Ce cadavre, cette masse de chair animale en les confrontant à la beauté et la décomposition peut-elle suffire à les réveiller de leur torpeur, les faire se lever ?
Seul deux d'entre eux répondront à l'appel de la baleine blanche. le narrateur, Pierre, et Odile sa compagne vont aller ensemble à sa rencontre.
Ce cadavre de baleine va les confronter à la mort et leur redonner vie. Il va réunir toutes leurs questions, leurs aspirations les plus triviales et les plus nobles ; et toute la vie dans son horreur et sa beauté qui du chaos peut renaître :
«L'animal tout entier nous mettait ainsi à l'épreuve. Car son aspect était celui de la pierre : c'était un hypogée dont le marbre aurait eu des tendresses de fleur.

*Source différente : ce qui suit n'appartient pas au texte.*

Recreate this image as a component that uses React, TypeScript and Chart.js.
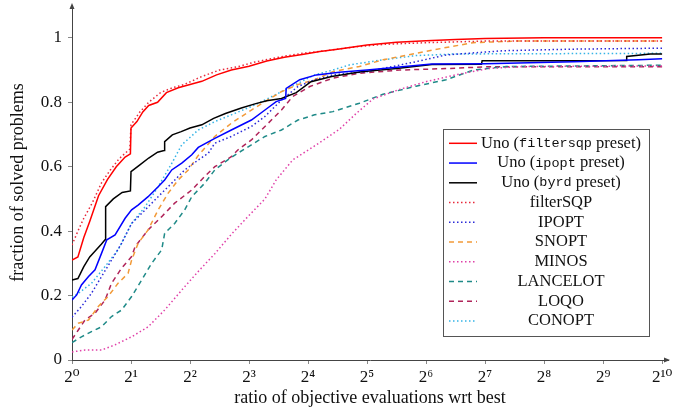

«Il était vain d'espérer découvrir encore, sous ces taches suspectes, sous ses nuancements délicats, la dépouille d'une idée. La plus vile rejoignait ici la plus noble entreprise. L'esprit fondait en eau. Un immense, un unique scintillement se préparait, un silence unique, --celui des pôles.»

« Tout ce qu'on aurait pu dire de la baleine, tout ce que la science ou l'histoire auraient pu nous apprendre, ne nous aurait rien appris. Car la seule chose que nous voulions savoir, c'était ce secret enfoui, ce mot de la création qu'elle représentait.»

Ecriture dense, d'une grande pureté où chaque mot compte et qui nous fait nous interroger, contempler des abîmes et atteindre des sommets où en quelques pages les contraires s'unissent. Un petit texte inépuisable.